* [AIM OF THE EXERCISE]
Look in the material below for the line with "Convert this chart" and the line with "import * as d3 from 'd3'", then set down exactly those two lines and all lines between, nothing more.

* [PROVIDED INFORMATION]
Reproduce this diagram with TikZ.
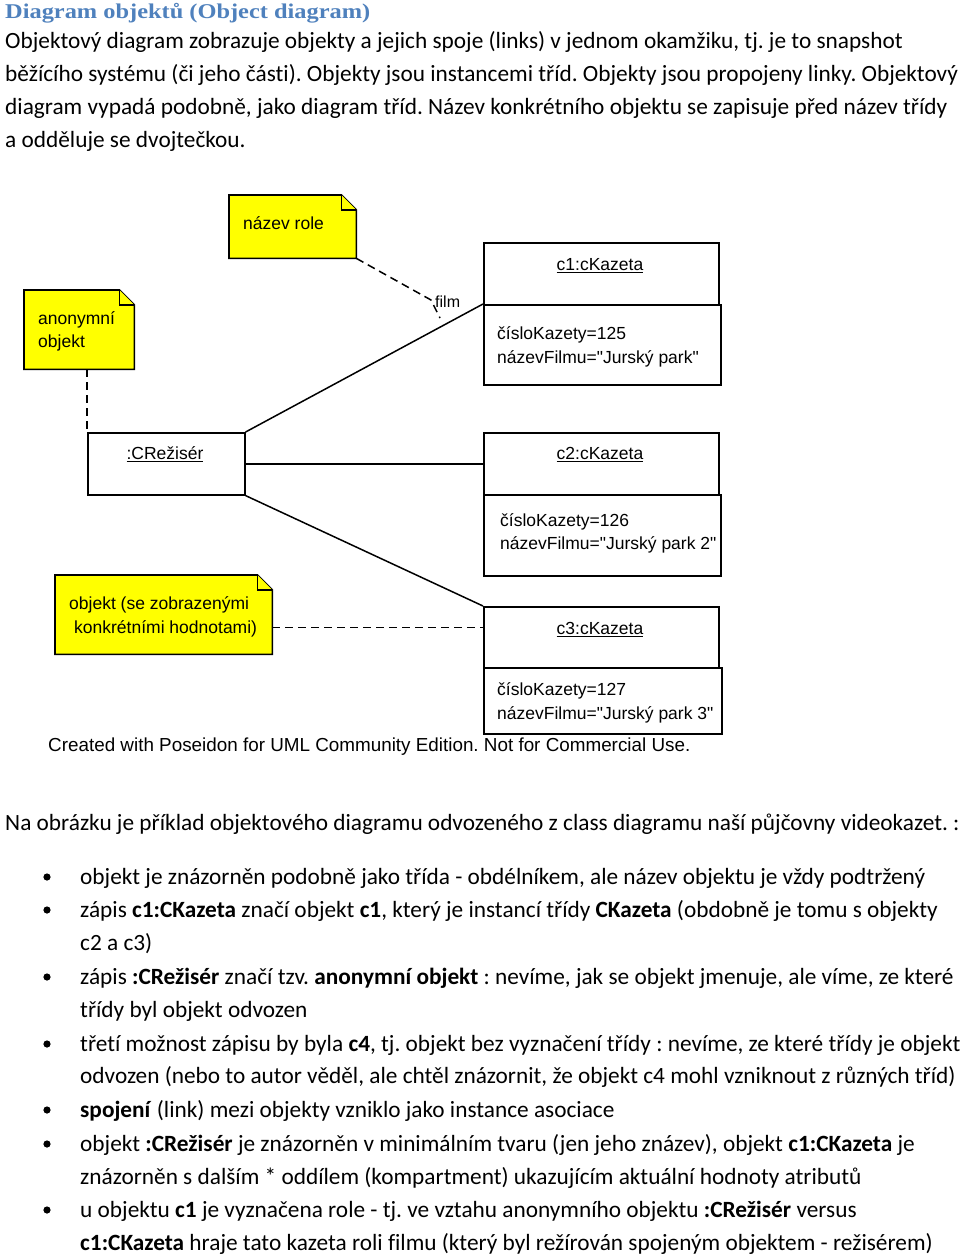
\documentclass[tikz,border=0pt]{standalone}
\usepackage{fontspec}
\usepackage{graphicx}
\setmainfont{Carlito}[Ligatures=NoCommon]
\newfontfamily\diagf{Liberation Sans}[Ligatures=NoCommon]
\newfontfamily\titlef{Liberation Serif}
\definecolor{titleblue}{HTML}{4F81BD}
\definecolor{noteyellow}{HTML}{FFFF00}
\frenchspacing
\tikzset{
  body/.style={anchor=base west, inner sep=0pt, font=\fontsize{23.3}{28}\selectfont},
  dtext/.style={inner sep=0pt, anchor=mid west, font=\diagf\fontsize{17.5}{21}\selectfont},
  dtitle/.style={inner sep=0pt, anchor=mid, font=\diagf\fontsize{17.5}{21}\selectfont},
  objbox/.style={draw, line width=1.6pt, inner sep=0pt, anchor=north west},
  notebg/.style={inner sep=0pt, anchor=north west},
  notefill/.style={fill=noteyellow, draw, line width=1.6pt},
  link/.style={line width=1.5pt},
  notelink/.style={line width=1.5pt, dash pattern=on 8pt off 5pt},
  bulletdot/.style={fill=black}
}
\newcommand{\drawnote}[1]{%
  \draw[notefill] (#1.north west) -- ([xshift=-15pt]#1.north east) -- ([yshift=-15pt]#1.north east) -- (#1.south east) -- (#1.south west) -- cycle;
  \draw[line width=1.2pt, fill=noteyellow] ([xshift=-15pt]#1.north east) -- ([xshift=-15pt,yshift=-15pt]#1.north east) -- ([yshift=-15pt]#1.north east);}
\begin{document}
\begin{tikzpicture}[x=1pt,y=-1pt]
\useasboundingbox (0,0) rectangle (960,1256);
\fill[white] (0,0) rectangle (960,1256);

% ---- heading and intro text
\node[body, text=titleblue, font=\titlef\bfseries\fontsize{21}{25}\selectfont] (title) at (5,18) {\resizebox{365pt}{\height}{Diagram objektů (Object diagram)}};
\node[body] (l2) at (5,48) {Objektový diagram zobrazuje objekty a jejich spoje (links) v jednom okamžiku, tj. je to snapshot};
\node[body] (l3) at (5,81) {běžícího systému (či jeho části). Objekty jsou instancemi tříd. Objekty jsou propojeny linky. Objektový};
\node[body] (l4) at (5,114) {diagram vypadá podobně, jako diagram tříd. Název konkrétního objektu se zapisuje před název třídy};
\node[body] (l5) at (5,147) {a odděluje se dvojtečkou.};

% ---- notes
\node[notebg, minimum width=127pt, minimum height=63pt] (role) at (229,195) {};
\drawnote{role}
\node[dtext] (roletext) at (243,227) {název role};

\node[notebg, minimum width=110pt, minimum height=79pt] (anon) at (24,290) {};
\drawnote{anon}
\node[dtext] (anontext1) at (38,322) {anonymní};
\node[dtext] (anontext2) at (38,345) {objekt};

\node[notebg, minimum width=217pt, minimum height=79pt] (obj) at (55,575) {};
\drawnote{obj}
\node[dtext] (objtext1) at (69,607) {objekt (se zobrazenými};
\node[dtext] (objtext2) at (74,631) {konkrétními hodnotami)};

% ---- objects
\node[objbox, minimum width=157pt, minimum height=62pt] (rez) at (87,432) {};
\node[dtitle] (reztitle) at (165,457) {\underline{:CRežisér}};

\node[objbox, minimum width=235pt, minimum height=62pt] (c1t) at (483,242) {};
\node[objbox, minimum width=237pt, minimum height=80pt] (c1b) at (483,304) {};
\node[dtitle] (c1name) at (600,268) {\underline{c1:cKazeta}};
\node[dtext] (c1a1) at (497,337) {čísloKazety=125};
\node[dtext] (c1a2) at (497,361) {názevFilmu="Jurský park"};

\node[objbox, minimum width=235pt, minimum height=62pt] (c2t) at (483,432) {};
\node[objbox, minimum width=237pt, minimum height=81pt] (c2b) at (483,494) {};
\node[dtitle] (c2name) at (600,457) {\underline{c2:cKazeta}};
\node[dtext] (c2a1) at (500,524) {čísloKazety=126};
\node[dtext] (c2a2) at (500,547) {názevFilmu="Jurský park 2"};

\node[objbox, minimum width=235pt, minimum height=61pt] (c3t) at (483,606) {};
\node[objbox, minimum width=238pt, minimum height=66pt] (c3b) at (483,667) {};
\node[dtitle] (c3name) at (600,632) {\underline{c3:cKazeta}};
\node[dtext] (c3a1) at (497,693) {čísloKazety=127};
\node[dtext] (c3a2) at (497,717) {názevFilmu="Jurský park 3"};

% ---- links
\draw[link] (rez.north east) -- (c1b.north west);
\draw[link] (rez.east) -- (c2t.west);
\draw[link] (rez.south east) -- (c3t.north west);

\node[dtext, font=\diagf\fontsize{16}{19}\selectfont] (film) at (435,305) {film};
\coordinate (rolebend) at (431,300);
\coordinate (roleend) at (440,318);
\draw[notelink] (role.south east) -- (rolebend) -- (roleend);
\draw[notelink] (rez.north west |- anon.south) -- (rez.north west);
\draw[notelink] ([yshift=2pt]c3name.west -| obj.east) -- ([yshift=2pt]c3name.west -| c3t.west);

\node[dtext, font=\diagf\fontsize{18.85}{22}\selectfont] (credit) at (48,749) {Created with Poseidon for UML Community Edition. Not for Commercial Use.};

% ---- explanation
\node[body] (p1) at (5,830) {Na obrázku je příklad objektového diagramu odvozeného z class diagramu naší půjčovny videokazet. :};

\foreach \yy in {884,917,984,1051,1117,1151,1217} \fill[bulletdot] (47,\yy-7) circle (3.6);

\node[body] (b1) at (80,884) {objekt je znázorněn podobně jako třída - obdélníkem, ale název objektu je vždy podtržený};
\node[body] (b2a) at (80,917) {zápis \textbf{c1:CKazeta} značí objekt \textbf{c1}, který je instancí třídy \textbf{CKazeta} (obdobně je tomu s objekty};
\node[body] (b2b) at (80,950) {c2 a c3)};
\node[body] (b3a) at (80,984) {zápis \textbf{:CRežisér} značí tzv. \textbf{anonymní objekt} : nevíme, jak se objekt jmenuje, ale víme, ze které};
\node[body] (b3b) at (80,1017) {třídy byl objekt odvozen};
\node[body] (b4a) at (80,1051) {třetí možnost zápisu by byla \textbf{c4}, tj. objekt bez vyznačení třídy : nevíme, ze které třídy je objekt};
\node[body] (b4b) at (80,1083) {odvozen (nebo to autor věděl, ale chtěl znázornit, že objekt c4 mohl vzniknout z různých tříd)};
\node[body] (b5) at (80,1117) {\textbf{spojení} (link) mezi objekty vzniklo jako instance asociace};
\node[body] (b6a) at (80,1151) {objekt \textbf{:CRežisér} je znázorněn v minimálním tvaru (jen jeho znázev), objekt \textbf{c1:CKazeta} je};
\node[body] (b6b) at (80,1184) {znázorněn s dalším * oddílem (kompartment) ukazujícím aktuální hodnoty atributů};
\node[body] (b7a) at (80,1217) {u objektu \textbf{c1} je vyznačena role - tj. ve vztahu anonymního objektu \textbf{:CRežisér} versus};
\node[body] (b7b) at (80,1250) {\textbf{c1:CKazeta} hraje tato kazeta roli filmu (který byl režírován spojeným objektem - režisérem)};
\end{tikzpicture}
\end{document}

--

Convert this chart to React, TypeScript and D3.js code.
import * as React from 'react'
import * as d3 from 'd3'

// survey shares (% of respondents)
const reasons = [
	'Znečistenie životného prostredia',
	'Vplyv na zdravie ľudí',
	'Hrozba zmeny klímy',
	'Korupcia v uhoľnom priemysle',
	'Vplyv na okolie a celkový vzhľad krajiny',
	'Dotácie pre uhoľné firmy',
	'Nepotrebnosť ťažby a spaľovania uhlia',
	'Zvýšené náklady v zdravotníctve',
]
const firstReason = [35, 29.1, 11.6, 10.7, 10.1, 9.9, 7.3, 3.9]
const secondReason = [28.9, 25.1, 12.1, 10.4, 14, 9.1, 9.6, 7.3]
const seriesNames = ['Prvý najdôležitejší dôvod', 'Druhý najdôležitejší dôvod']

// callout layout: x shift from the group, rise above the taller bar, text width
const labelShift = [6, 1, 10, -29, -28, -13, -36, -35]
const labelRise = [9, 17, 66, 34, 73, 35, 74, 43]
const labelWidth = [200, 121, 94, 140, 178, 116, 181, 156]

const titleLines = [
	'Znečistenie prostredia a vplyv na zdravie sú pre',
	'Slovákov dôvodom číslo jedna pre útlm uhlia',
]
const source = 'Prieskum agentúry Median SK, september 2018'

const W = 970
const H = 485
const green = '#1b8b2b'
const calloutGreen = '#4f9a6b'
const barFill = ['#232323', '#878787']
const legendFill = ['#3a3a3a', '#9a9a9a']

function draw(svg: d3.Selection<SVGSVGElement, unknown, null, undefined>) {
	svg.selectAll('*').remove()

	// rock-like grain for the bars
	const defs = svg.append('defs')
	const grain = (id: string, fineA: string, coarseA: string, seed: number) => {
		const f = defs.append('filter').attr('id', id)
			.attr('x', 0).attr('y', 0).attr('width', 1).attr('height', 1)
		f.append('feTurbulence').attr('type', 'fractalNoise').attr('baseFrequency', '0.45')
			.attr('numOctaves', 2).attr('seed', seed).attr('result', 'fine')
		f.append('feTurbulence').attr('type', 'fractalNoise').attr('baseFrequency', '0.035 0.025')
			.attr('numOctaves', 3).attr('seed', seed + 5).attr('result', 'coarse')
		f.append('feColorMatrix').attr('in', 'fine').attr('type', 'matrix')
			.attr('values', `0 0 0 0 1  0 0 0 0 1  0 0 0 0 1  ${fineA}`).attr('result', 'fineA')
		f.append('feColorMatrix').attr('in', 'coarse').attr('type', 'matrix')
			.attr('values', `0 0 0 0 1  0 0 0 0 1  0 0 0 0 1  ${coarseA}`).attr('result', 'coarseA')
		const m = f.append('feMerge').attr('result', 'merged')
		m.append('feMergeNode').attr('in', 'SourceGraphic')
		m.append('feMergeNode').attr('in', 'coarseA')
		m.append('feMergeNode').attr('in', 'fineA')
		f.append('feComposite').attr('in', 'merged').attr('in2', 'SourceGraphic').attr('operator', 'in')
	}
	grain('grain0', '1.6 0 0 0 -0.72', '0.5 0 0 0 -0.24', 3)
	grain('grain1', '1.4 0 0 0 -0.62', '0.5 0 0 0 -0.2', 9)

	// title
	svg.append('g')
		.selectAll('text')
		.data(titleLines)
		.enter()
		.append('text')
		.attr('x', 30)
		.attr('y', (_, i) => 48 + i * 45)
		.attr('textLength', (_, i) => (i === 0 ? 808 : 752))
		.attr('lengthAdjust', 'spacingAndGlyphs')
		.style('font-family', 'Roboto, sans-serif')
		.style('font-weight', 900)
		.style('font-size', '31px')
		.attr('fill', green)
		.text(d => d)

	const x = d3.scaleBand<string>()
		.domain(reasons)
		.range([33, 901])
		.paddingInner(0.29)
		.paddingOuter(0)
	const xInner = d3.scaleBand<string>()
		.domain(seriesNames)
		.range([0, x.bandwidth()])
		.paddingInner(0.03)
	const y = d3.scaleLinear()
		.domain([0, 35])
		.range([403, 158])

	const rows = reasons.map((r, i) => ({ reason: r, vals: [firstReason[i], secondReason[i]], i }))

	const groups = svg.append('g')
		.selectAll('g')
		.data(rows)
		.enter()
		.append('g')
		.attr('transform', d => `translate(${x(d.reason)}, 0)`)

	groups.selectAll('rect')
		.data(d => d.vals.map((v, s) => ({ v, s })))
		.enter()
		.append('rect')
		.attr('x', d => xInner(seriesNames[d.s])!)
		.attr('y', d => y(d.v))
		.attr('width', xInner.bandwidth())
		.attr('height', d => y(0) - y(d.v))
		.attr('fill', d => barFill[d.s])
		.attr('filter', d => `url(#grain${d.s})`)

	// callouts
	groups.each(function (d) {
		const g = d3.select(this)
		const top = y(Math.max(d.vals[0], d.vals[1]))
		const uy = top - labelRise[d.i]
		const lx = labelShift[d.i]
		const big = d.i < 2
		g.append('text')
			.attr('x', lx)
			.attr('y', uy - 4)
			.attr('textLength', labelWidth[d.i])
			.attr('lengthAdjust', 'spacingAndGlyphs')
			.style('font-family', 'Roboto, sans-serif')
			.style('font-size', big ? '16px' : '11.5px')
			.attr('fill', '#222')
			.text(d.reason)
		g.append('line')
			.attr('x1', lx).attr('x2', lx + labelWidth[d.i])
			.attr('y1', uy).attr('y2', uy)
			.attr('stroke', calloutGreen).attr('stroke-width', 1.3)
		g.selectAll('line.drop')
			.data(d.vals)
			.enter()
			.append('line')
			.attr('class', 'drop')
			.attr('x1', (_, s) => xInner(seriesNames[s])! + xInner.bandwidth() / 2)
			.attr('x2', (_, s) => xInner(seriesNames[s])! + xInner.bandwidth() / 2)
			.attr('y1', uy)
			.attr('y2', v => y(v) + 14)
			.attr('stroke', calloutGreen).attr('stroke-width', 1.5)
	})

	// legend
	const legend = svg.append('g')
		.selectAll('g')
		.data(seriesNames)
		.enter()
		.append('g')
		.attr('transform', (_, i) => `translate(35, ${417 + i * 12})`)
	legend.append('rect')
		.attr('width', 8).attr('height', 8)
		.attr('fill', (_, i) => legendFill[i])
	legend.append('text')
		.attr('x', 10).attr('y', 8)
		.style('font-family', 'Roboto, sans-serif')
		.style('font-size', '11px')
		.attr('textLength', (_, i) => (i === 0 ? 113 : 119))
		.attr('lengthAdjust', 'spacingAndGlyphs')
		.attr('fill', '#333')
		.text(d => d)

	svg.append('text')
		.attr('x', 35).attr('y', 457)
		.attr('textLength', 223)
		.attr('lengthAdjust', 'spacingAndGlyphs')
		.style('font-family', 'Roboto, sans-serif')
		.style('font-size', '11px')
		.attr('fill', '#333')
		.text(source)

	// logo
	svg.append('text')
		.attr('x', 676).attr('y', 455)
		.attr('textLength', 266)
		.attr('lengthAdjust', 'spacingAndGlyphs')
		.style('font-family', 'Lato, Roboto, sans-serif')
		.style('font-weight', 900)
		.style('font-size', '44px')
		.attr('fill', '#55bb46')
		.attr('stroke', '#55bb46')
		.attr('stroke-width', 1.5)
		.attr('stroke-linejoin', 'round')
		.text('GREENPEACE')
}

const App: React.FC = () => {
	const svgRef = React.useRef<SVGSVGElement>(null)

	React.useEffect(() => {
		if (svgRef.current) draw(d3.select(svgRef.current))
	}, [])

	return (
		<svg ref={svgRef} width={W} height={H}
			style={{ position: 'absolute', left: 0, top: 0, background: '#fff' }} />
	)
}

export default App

...

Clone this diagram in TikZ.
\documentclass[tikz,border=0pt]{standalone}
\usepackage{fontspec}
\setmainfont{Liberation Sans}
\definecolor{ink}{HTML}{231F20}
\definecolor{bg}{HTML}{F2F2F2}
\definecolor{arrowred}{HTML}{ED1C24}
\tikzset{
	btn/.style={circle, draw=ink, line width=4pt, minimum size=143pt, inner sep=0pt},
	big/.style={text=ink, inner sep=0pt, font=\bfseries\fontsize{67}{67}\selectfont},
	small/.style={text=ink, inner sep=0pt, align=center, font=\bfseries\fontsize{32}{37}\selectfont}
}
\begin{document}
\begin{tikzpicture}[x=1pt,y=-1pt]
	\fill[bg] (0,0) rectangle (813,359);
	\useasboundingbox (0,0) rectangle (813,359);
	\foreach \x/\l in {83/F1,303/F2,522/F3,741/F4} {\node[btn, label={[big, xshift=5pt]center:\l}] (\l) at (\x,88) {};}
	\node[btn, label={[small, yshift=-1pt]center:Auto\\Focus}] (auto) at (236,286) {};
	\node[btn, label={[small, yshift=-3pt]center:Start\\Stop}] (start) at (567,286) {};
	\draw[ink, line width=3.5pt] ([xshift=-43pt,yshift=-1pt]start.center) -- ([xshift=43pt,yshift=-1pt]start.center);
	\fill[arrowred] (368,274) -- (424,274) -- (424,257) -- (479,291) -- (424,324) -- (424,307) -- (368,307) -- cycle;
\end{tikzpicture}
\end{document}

* [EXERCISE RESULT]
Convert this chart to React, TypeScript and D3.js code.
import * as React from 'react'
import * as d3 from 'd3'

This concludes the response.